I mentioned the story earlier. Story might be too strong. At the end of each level you get a minute of cutscene suggesting a conspiracy of some sort. I don't know, I don't care. It honestly feels a bit at odds with the game's structure with the distinct locations. I'm happy just turning up and killing people, I don't really need it linked together. There are bonus missions too in the Sapienza location which really do exist outside of the story and this just backs up my point. Trying to frame the locations feels like a token gesture that doesn't add anything. Since there have been two subsequent Hitman games following this I'm going to guess or hope that the story develops but here, it's not doing much.
On a technical level I have to thank IO Interactive for making this game. The open levels with hundreds of people and interactive objects made my PS4 Pro's fan blow so loud I opened the top and properly cleaned it for the first time since I bought it in 2017. One of the screws on the power supply was stripped so I couldn't access the heatsink properly so it took a solid hour and a half of cotton buds, cable ties and tweezers trying to pull out the layer of dust. Since then, and with the dust cover I bought for it when I'm not playing, it's been completely silent. I even turned on HDR (which I couldn't use before because of the noise) and in its default unlocked framerate state, still no noise. Absolute bliss. I can't tell you how much more enjoyable this makes playing games. If you're not as fortunate as me, a 30fps mode is available. I do not recommend it.

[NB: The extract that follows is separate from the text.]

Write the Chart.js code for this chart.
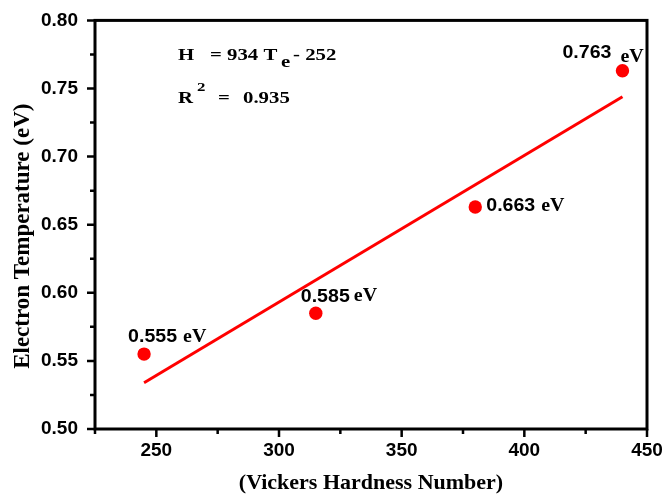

I've had this in my backlog for a while through PS+ and I'm glad I got around to it. Hitman as a character and series is something that's been around gaming for a while, and I think this is the best format it can exist in. From what I remember of the PS2 games they were quite rigid and structured. I'm not sure if linear is the word, maybe constrained. This 2016 reboot reinvented the formula while still retaining everything that made it so popular, and it really doesn't put a foot wrong anywhere.